Der Lärm klappernder Schreibmaschinen war ohrenbetäubend. Vor ihm lagen vielleicht zwanzig Längsreihen identisch aussehender Sekretärinnen, die an identischen Tischen in alte, analoge Adler-Maschinen Buchstaben einhämmerten. Die Reihen waren endlos lang, die hintersten Sekretärinnen verschwanden im hellen Dunst der Ferne.
Vorne, in der Mitte, stand ein einzelner Tisch, an dem ein dicker Mann Zigarre rauchte.

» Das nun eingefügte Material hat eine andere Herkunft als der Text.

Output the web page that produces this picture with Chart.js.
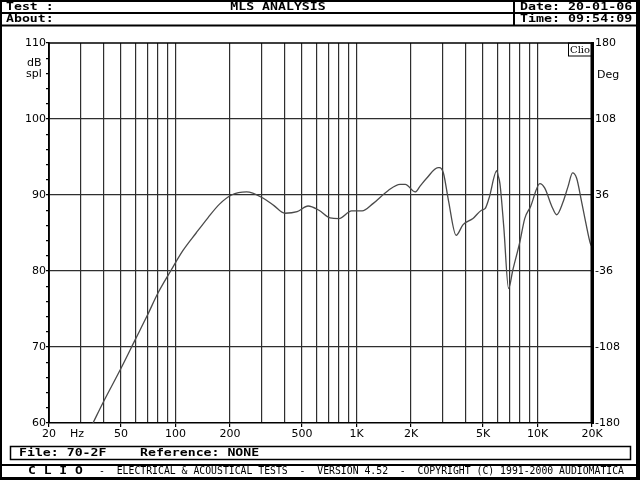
<!DOCTYPE html>
<html>
<head>
<meta charset="utf-8">
<script src="https://cdn.jsdelivr.net/npm/chart.js@4.4.1/dist/chart.umd.min.js"></script>
<style>
  body { margin: 0; background: #fff; }
  canvas { display: block; }
</style>
</head>
<body>
<canvas id="mls" width="640" height="480"></canvas>
<script>
// response curve (Hz / dB spl)
var freqs = [35, 40, 50, 60, 70, 80, 94, 110, 130, 151, 175, 204, 247, 304, 350, 402, 470, 540, 620, 714, 800,
             940, 1073, 1238, 1498, 1740, 1860, 2110, 2250, 2440, 2820, 2870, 3020, 3220, 3550, 3880, 4400, 4900,
             5130, 5400, 5960, 6050, 6200, 6510, 6920, 7300, 8000, 8500, 9160, 10300, 10970, 12000, 12770, 13800,
             14740, 15620, 16450, 17460, 18500, 19600, 20000];
var spl = [60.0, 62.8, 67.2, 71.0, 74.2, 77.1, 80.0, 82.7, 85.0, 87.0, 88.8, 90.0, 90.4, 89.6, 88.6, 87.6, 87.8, 88.55, 88.0, 87.0, 86.9,
           87.9, 87.9, 88.9, 90.6, 91.4, 91.4, 90.4, 91.2, 92.2, 93.6, 93.6, 92.9, 89.3, 84.7, 86.1, 86.9, 88.0,
           88.2, 89.6, 93.2, 92.6, 91.5, 85.8, 77.7, 80.1, 83.9, 86.9, 88.5, 91.5, 90.9, 88.5, 87.4, 89.0,
           91.1, 92.9, 92.2, 89.3, 86.3, 83.6, 83.2];

var gridFreqs = [20, 30, 40, 50, 60, 70, 80, 90, 100, 200, 300, 400, 500, 600, 700, 800, 900,
                 1000, 2000, 3000, 4000, 5000, 6000, 7000, 8000, 9000, 10000, 20000];
var freqLabels = { 20: '20', 50: '50', 100: '100', 200: '200', 500: '500', 1000: '1K',
                   2000: '2K', 5000: '5K', 10000: '10K', 20000: '20K' };
var degLabels = [-180, -108, -36, 36, 108, 180];

var points = [];
for (var i = 0; i < freqs.length; i++) {
    points.push({ x: freqs[i], y: spl[i] });
}

var MONO = '"DejaVu Sans Mono", "Liberation Mono", monospace';
var SANS = '"DejaVu Sans", Verdana, sans-serif';

// DOS style text, a bit wider than the font gives
function wide(ctx, text, x, y, sx, align) {
    ctx.save();
    ctx.translate(x, y);
    ctx.scale(sx, 1);
    ctx.textAlign = align || 'left';
    ctx.fillText(text, 0, 0);
    ctx.restore();
}

var cliof = {
    id: 'cliof',
    beforeDraw: function(chart) {
        var ctx = chart.ctx;
        ctx.save();
        ctx.fillStyle = '#fff';
        ctx.fillRect(0, 0, 640, 480);
        ctx.restore();
    },
    afterDraw: function(chart) {
        var ctx = chart.ctx;
        var a = chart.chartArea;
        ctx.save();

        // plot frame
        ctx.strokeStyle = '#000';
        ctx.lineWidth = 1.5;
        ctx.beginPath();
        ctx.moveTo(a.left, a.bottom);
        ctx.lineTo(a.left, a.top);
        ctx.lineTo(a.right, a.top);
        ctx.stroke();
        ctx.lineWidth = 3;
        ctx.beginPath();
        ctx.moveTo(a.right, a.top);
        ctx.lineTo(a.right, a.bottom);
        ctx.stroke();

        // Clio tag
        ctx.lineWidth = 1;
        ctx.strokeRect(568.5, a.top, a.right - 568.5, 13);
        ctx.fillStyle = '#000';
        ctx.font = '10px "DejaVu Serif", "Liberation Serif", serif';
        ctx.textBaseline = 'middle';
        ctx.textAlign = 'left';
        ctx.fillText('Clio', 570, a.top + 7, 20);

        // axis units
        ctx.font = '11px ' + SANS;
        ctx.fillText('dB', 27, 63);
        ctx.fillText('spl', 26, 74);
        ctx.fillText('Deg', 597, 75);
        ctx.fillText('Hz', 70, 434);

        // outer border
        ctx.fillRect(0, 0, 640, 2);
        ctx.fillRect(0, 0, 2, 480);
        ctx.fillRect(636, 0, 4, 480);
        ctx.fillRect(0, 477, 640, 3);

        // header
        ctx.lineWidth = 2;
        ctx.beginPath();
        ctx.moveTo(0, 13); ctx.lineTo(640, 13);
        ctx.moveTo(0, 25.5); ctx.lineTo(640, 25.5);
        ctx.moveTo(514, 0); ctx.lineTo(514, 25.5);
        ctx.stroke();
        ctx.font = 'bold 11px ' + MONO;
        wide(ctx, 'Test :', 6, 7.5, 1.2);
        wide(ctx, 'About:', 6, 19.5, 1.2);
        wide(ctx, 'Date: 20-01-06', 520, 7.5, 1.21);
        wide(ctx, 'Time: 09:54:09', 520, 19.5, 1.21);
        wide(ctx, 'MLS ANALYSIS', 278, 7.5, 1.2, 'center');

        // file box
        ctx.lineWidth = 1.5;
        ctx.strokeRect(10.5, 446.5, 620, 13);
        wide(ctx, 'File: 70-2F', 19, 453, 1.2);
        wide(ctx, 'Reference: NONE', 140, 453, 1.2);

        // footer
        ctx.lineWidth = 2;
        ctx.beginPath();
        ctx.moveTo(0, 465); ctx.lineTo(640, 465);
        ctx.stroke();
        wide(ctx, 'C L I O', 28, 471.5, 1.18);
        ctx.font = '10px ' + MONO;
        ctx.fillText('-  ELECTRICAL & ACOUSTICAL TESTS  -  VERSION 4.52  -  COPYRIGHT (C) 1991-2000 AUDIOMATICA', 99, 471.5, 525);

        ctx.restore();
    }
};

var chart = new Chart(document.getElementById('mls'), {
    type: 'line',
    data: {
        datasets: [{
            label: 'MLS',
            data: points,
            borderColor: '#4a4a4a',
            borderWidth: 1.3,
            pointRadius: 0,
            fill: false,
            cubicInterpolationMode: 'monotone',
            yAxisID: 'y'
        }]
    },
    options: {
        responsive: false,
        animation: false,
        devicePixelRatio: 1,
        layout: { padding: { top: 43, left: 0, right: 0, bottom: 0 } },
        plugins: { legend: { display: false }, tooltip: { enabled: false } },
        scales: {
            x: {
                type: 'logarithmic',
                min: 20,
                max: 20000,
                afterBuildTicks: function(scale) {
                    scale.ticks = gridFreqs.map(function(v) { return { value: v }; });
                },
                afterFit: function(scale) { scale.height = 57; },
                ticks: {
                    autoSkip: false,
                    maxRotation: 0,
                    padding: 1,
                    color: '#000',
                    font: { family: SANS, size: 11 },
                    callback: function(v) { return freqLabels[v] || ''; }
                },
                grid: {
                    color: '#2e2e2e',
                    lineWidth: 1.2,
                    tickLength: 4,
                    tickColor: function(c) { return freqLabels[c.tick.value] ? '#000' : 'rgba(0,0,0,0)'; }
                },
                border: { display: true, color: '#000', width: 1.5 }
            },
            y: {
                position: 'left',
                min: 60,
                max: 110,
                afterBuildTicks: function(scale) {
                    var t = [];
                    for (var v = 60; v <= 110; v += 2) t.push({ value: v });
                    scale.ticks = t;
                },
                afterFit: function(scale) { scale.width = 49; },
                ticks: {
                    autoSkip: false,
                    padding: 0,
                    color: '#000',
                    font: { family: SANS, size: 11 },
                    callback: function(v) { return v % 10 === 0 ? String(v) : ''; }
                },
                grid: {
                    tickLength: 3,
                    tickColor: '#000',
                    lineWidth: 1.2,
                    color: function(c) {
                        var v = c.tick.value;
                        return (v % 10 === 0 && v > 60 && v < 110) ? '#2e2e2e' : 'rgba(0,0,0,0)';
                    }
                },
                border: { display: true, color: '#000', width: 1.5 }
            },
            deg: {
                position: 'right',
                min: -180,
                max: 180,
                afterBuildTicks: function(scale) {
                    var t = [];
                    for (var i = 0; i <= 50; i++) t.push({ value: -180 + 7.2 * i });
                    scale.ticks = t;
                },
                afterFit: function(scale) { scale.width = 48; },
                ticks: {
                    autoSkip: false,
                    padding: 1,
                    color: '#000',
                    font: { family: SANS, size: 11 },
                    callback: function(v) {
                        var r = Math.round(v);
                        return (Math.abs(v - r) < 0.01 && degLabels.indexOf(r) >= 0) ? String(r) : '';
                    }
                },
                grid: { drawOnChartArea: false, tickLength: 2, tickColor: '#000' },
                border: { display: true, color: '#000', width: 3 }
            }
        }
    },
    plugins: [cliof]
});
</script>
</body>
</html>
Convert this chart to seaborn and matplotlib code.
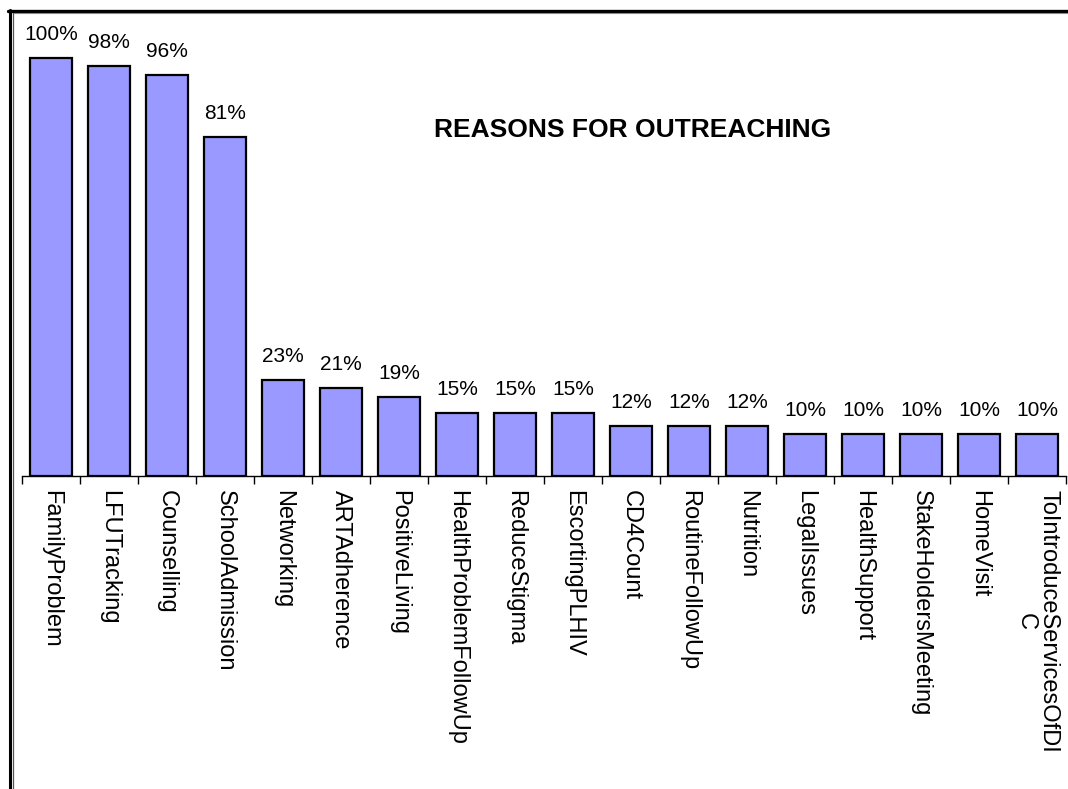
import matplotlib
matplotlib.use("Agg")
import matplotlib.pyplot as plt
import seaborn as sns
import numpy as np
from matplotlib.lines import Line2D

categories = ["FamilyProblem", "LFUTracking", "Counselling", "SchoolAdmission",
              "Networking", "ARTAdherence", "PositiveLiving", "HealthProblemFollowUp",
              "ReduceStigma", "EscortingPLHIV", "CD4Count", "RoutineFollowUp",
              "Nutrition", "LegalIssues", "HealthSupport", "StakeHoldersMeeting",
              "HomeVisit", "ToIntroduceServicesOfDI\nC"]
values = [100, 98, 96, 81, 23, 21, 19, 15, 15, 15, 12, 12, 12, 10, 10, 10, 10, 10]
title = "REASONS FOR OUTREACHING"

sns.set_style("white")
plt.rcParams['font.family'] = ['Liberation Sans', 'DejaVu Sans']
plt.rcParams['text.color'] = 'black'
plt.rcParams['xtick.color'] = 'black'
plt.rcParams['xtick.labelcolor'] = 'black'

W, H = 1068, 789
fig = plt.figure(figsize=(W / 100, H / 100), dpi=100)
ax = fig.add_axes([22 / W, (H - 476) / H, 1044 / W, (476 - 16) / H])

sns.barplot(x=list(range(len(categories))), y=values, color="#9999FF", saturation=1,
            edgecolor="black", linewidth=1.6, width=0.72, ax=ax)

ax.set_xlim(-0.5, len(categories) - 0.5)
ax.set_ylim(0, 110)
for i, v in enumerate(values):
    ax.annotate(f"{v}%", (i, v), xytext=(0, 10), textcoords="offset points",
                ha="center", va="bottom", fontsize=15, color="black")

ax.set_xticks(range(len(categories)))
ax.set_xticklabels(categories, rotation=270, ha="center", va="top",
                   fontsize=17, linespacing=1.05, color="black")
for lbl in ax.get_xticklabels():
    if "\n" in lbl.get_text():
        lbl.set_x(lbl.get_position()[0] - 0.08)
ax.set_xticks(np.arange(-0.5, len(categories), 1.0), minor=True)
ax.tick_params(axis="x", which="major", length=0, pad=10)
ax.tick_params(axis="x", which="minor", length=6, width=1, color="black", direction="out", bottom=True)
ax.set_yticks([])
ax.set_xlabel("")
ax.set_ylabel("")
for s in ["top", "right", "left"]:
    ax.spines[s].set_visible(False)
ax.spines["bottom"].set_color("black")
ax.spines["bottom"].set_linewidth(1)

fig.text(633 / W, 1 - 130 / H, title, ha="center", va="center",
         fontsize=19, fontweight="bold", color="black")

def fy(py):
    return 1 - py / H

fig.add_artist(Line2D([8 / W, 1], [fy(10.5), fy(10.5)], color="black", lw=2.4))
fig.add_artist(Line2D([13 / W, 1], [fy(13), fy(13)], color="#888888", lw=0.8))
fig.add_artist(Line2D([9.5 / W, 9.5 / W], [fy(10), 0], color="black", lw=2.2))
fig.add_artist(Line2D([13 / W, 13 / W], [fy(13), 0], color="#555555", lw=0.9))

fig.savefig("out.png", dpi=100, facecolor="white")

„Otto, altes Haus“, winkte er ihn jovial an den Tisch heran, „Du willst also auch endlich rein?“
Otto nickte verunsichert.
„Kannste haben. Du musst nur hier Deinen Bleibevertrag unterschreiben. Nach dem Erwerb der Engelwesensdaseinsunbedenklichkeitsbescheinigung bekommst Du eine Gutetatenbonussammelkarte, auf der Du Deine Erwerbspositivpluspunkte sammeln kannst. Mit genug Pluspunkten bekommst Du Deine erste Wolke, mit weiteren Pluspunkten ein Luftruder, danach ein Fenster zur Welt, und so weiter und so weiter. Nichts ist schließlich umsonst. Nach einem Jahr zahlst Du die Pluspunktverwaltungsabgabensteuer. Kannst Du diese nicht zahlen, wirst Du zu Hilfsdiensten für Neuankömmlinge herangezogen. Die freiwillige Pflichtversicherungskammer der Engelsinnung wird sich an Dich wenden, um einen Beitrag festzulegen ...“
Gehen. Otto hörte dem Mann nicht mehr zu. Er drehte sich um und ging einfach. Durch den langen Flur zum hellen Tunnel. Dieser begann sich zu verfärben, wurde immer dunkler, bis der Ohrensessel in einem weit entfernten Kreis zum hellsten Punkt wurde. Er begann zu laufen, immer schneller. So schnell hatte er sich seit 30 Jahren nicht mehr rennen sehen. Am Ziel angekommen, ließ er sich erschöpft in den Sessel fallen …
Aufatmen. Sein Körper saugte die Luft an wie eine geöffnete Vakuumverpackung. Laut zischten Ottos Lungenflügel, der Oberkörper schnalzte nach vorne.
Es klingelte an der Tür. Der Weihnachtsbesuch kündigte sich an. Noch leicht verwirrt, konnte sich Otto endlich auf die Festtage im Kreis seiner Lieben freuen.